I will be writing a column on Length & Time in music, in each presenting an album and its strategies that pertain to addressing Length & Time.
Peruvian singer Susana Baca’s songs first and foremost exist to feature a voice: Susana Baca’s. Hers is a phenomenal voice, so the purpose of her songs are beauty, as much as it is to highlight Baca.
What’s more is that Baca’s songs are poetic songs in traditional shapes: producing a Baca song is producing poetry and an enunciation of what Bourgeois liberal living obscures. If to produce a Baca song is to produce Baca singing an empathetic rendition of years of cultural history, then to do so well is capture a voice, its empathy, and also years of cultural history in a single song. It’s what her music promises.
Is all of what we’ve just discussed accomplished?
Baca’s album Afrodiaspora features songs that are majestic, poetic, and empathetic. Baca lets the instruments perform confidently enough to not pander to them. We hear her assure that every part of her singing is heard clearly. The song “Afrodiaspora” is a great example of this. When she sings, she takes the spotlight. When she is not singing, it is as if the song was an instrumental song.

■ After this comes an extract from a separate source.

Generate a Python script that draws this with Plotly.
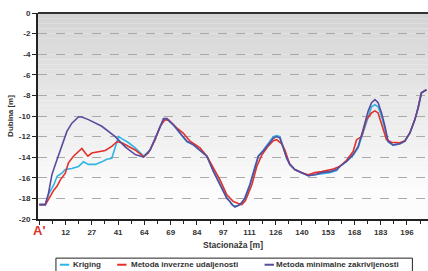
import plotly.graph_objects as go

# x positions along the profile, in units of the stationing labels (0 = A')
tick_labels = ["A'", "12", "27", "41", "64", "69", "84", "97", "111", "126", "140", "153", "168", "183", "196"]
y_ticks = [0, -2, -4, -6, -8, -10, -12, -14, -16, -18, -20]

kriging_x = [0, 0.23, 0.35, 0.42, 0.55, 0.68, 0.86, 0.99, 1.24, 1.49, 1.68, 1.87, 2.13, 2.38, 2.57, 2.76, 2.89, 3.02, 3.14, 3.40,
             3.65, 3.97, 4.22, 4.41, 4.60, 4.73, 4.86, 5.11, 5.36, 5.62, 5.87, 6.12, 6.38, 6.63, 6.88, 7.14, 7.26, 7.39, 7.52, 7.71,
             7.83, 8.02, 8.21, 8.34, 8.53, 8.72, 8.91, 9.04, 9.16, 9.29, 9.42, 9.54, 9.73, 9.99, 10.24, 10.49, 10.75, 11.06, 11.32, 11.44,
             11.70, 11.95, 12.14, 12.33, 12.52, 12.65, 12.78, 12.90, 13.03, 13.16, 13.28, 13.47, 13.73, 13.92, 14.11, 14.30, 14.42, 14.55, 14.74]
kriging_y = [-18.6, -18.6, -17.6, -17.3, -16.7, -15.85, -15.55, -15.2, -15.1, -14.9, -14.45, -14.7, -14.7, -14.45, -14.2, -14.1, -13.1, -12.0, -12.2, -12.6,
             -13.1, -13.9, -13.3, -12.2, -11.0, -10.3, -10.3, -10.9, -11.7, -12.5, -12.8, -13.3, -13.9, -15.3, -16.6, -17.9, -18.3, -18.7, -18.75, -18.5,
             -17.9, -16.6, -14.9, -13.9, -13.3, -12.7, -12.0, -11.9, -12.0, -13.0, -14.1, -14.7, -15.2, -15.5, -15.8, -15.7, -15.6, -15.5, -15.3, -14.9,
             -14.4, -13.8, -13.1, -11.6, -9.9, -9.1, -8.9, -9.1, -10.0, -11.2, -12.5, -12.85, -12.7, -12.45, -11.65, -10.35, -9.25, -7.75, -7.45]

idw_x = [0, 0.23, 0.35, 0.55, 0.68, 0.80, 0.99, 1.11, 1.30, 1.49, 1.62, 1.75, 1.85, 2.00, 2.26, 2.51, 2.76, 2.95, 3.14, 3.40,
         3.65, 3.97, 4.15, 4.41, 4.60, 4.79, 4.92, 5.23, 5.48, 5.74, 6.12, 6.38, 6.63, 6.88, 7.14, 7.39, 7.58, 7.71, 7.85, 8.09,
         8.28, 8.47, 8.72, 8.91, 9.04, 9.23, 9.35, 9.54, 9.73, 9.99, 10.24, 10.49, 10.75, 11.19, 11.44, 11.70, 11.95, 12.08, 12.27, 12.46,
         12.65, 12.78, 12.90, 13.03, 13.22, 13.41, 13.73, 13.92, 14.11, 14.30, 14.42, 14.55, 14.74]
idw_y = [-18.6, -18.6, -18.1, -17.2, -16.8, -16.2, -15.55, -14.55, -13.9, -13.4, -13.15, -13.6, -13.9, -13.6, -13.45, -13.35, -12.95, -12.5, -12.6, -12.95,
         -13.3, -13.95, -13.6, -12.3, -11.0, -10.35, -10.4, -11.15, -11.65, -12.45, -13.1, -13.9, -15.05, -16.2, -17.65, -18.3, -18.5, -18.6, -18.2, -16.7,
         -14.9, -13.8, -12.9, -12.4, -12.3, -12.7, -13.3, -14.7, -15.2, -15.5, -15.7, -15.5, -15.4, -15.15, -14.9, -14.3, -13.45, -12.3, -12.0, -10.35,
         -9.7, -9.5, -9.7, -10.7, -12.3, -12.55, -12.6, -12.4, -11.65, -10.35, -9.25, -7.75, -7.45]

mincurv_x = [0, 0.23, 0.35, 0.48, 0.61, 0.73, 0.86, 1.05, 1.24, 1.49, 1.62, 1.87, 2.38, 2.89, 3.27, 3.65, 3.97, 4.22, 4.41, 4.60,
             4.73, 4.86, 5.11, 5.36, 5.62, 5.87, 6.12, 6.38, 6.63, 6.88, 7.14, 7.26, 7.33, 7.45, 7.64, 7.83, 8.02, 8.21, 8.34, 8.53,
             8.72, 8.91, 9.04, 9.16, 9.29, 9.42, 9.54, 9.73, 9.99, 10.24, 10.49, 10.75, 11.06, 11.32, 11.44, 11.70, 11.95, 12.14, 12.33, 12.52,
             12.65, 12.78, 12.90, 13.03, 13.16, 13.28, 13.47, 13.73, 13.92, 14.11, 14.30, 14.42, 14.55, 14.74]
mincurv_y = [-18.6, -18.6, -17.5, -15.7, -14.7, -13.8, -12.8, -11.5, -10.7, -10.1, -10.1, -10.35, -11.0, -12.0, -13.0, -13.75, -14.0, -13.3, -12.2, -11.0,
             -10.25, -10.25, -10.85, -11.65, -12.45, -12.8, -13.3, -13.9, -15.4, -16.7, -18.0, -18.3, -18.6, -18.85, -18.6, -18.0, -16.7, -15.05, -13.9, -13.4,
             -12.8, -12.15, -12.0, -12.15, -13.1, -14.1, -14.7, -15.2, -15.5, -15.8, -15.7, -15.5, -15.4, -15.2, -14.9, -14.4, -13.75, -12.95, -11.3, -9.55,
             -8.7, -8.4, -8.7, -9.7, -11.0, -12.45, -12.8, -12.7, -12.45, -11.65, -10.35, -9.25, -7.75, -7.45]

series = [
    ("Kriging", kriging_x, kriging_y, "#2fb4e6"),
    ("Metoda inverzne udaljenosti", idw_x, idw_y, "#e2312b"),
    ("Metoda minimalne zakrivljenosti", mincurv_x, mincurv_y, "#574c9e"),
]

fig = go.Figure()
for name, xs, ys, col in series:
    fig.add_trace(go.Scatter(x=xs, y=ys, mode="lines", name=name,
                             line=dict(color=col, width=1.6)))

# gradient background bands (grey at top fading to white)
n = 40
for i in range(n):
    t = i / (n - 1)
    v = int(round(212 + (252 - 212) * min(1.0, t * 1.15)))
    fig.add_shape(type="rect", xref="x domain", yref="y domain",
                  x0=0, x1=1, y0=1 - (i + 1) / n, y1=1 - i / n,
                  fillcolor=f"rgb({v},{v},{v})", line=dict(width=0), layer="below")

# top border line
fig.add_shape(type="line", xref="x domain", yref="y domain", x0=0, x1=1, y0=1, y1=1,
              line=dict(color="#333", width=2))

# legend drawn as a framed box below the axis title
fig.add_shape(type="rect", xref="paper", yref="paper", x0=0.046, x1=0.96, y0=-0.262, y1=-0.19,
              line=dict(color="#222", width=1), fillcolor="white")
legend_pos = [(0.056, 0.085), (0.203, 0.233), (0.581, 0.606)]
for (name, _, _, col), (lx0, tx) in zip(series, legend_pos):
    fig.add_shape(type="line", xref="paper", yref="paper", x0=lx0, x1=lx0 + 0.024, y0=-0.222, y1=-0.222,
                  line=dict(color=col, width=2))
    fig.add_annotation(text=name, xref="paper", yref="paper", x=tx, y=-0.222, xanchor="left", yanchor="middle",
                       showarrow=False, font=dict(size=8, color="#333", weight="bold"))

ticktext = ["<span style='color:#e2312b;font-size:13px'>A'</span>"] + tick_labels[1:]

fig.update_layout(
    width=428, height=271,
    margin=dict(l=38, r=0, t=13, b=52),
    paper_bgcolor="white", plot_bgcolor="white",
    font=dict(family="Liberation Sans", size=8, color="#333333", weight="bold"),
    showlegend=False,
    xaxis=dict(range=[-0.05, 14.8], tickmode="array", tickvals=list(range(len(tick_labels))),
               ticktext=ticktext, ticks="outside", ticklen=4, tickcolor="#222",
               showgrid=False, zeroline=False, showline=True, linecolor="#222", linewidth=2,
               minor=dict(dtick=0.5, tick0=0, ticks="outside", ticklen=3, tickcolor="#222", showgrid=False),
               title=dict(text="Stacionaža [m]", standoff=5, font=dict(size=8.5)),
               tickfont=dict(size=8)),
    yaxis=dict(range=[-20, 0], tickmode="array", tickvals=y_ticks, ticktext=[str(v) for v in y_ticks],
               ticks="outside", ticklen=4, tickcolor="#222",
               showgrid=True, gridcolor="#a9a9a9", griddash="dash", gridwidth=1,
               zeroline=False, showline=True, linecolor="#222", linewidth=2,
               title=dict(text="Dubina [m]", standoff=4, font=dict(size=8)),
               tickfont=dict(size=8)),
)

fig.write_html("out.html", config={"displayModeBar": False},
               post_script="document.body.style.margin='0';document.body.style.overflow='hidden';")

“Yana Runa” is another example of this. She plunges into her song with her timbre and enunciation, grabbing the spotlight from already lyrical instruments. It came with experience. Her singing on album Lamento Negro is much less poignant and panders much more to the music, especially to strings.
The length of the songs are all radio length but their tempos do not adhere to radio. They are not produced for short attention spans and are richly lyrical, always songs that one can imagine can fill up a room if one gives her song a chance against mass-culture.
Baca’s are songs of confidence, sung at a time when artistic confidence has been plundered by commerce.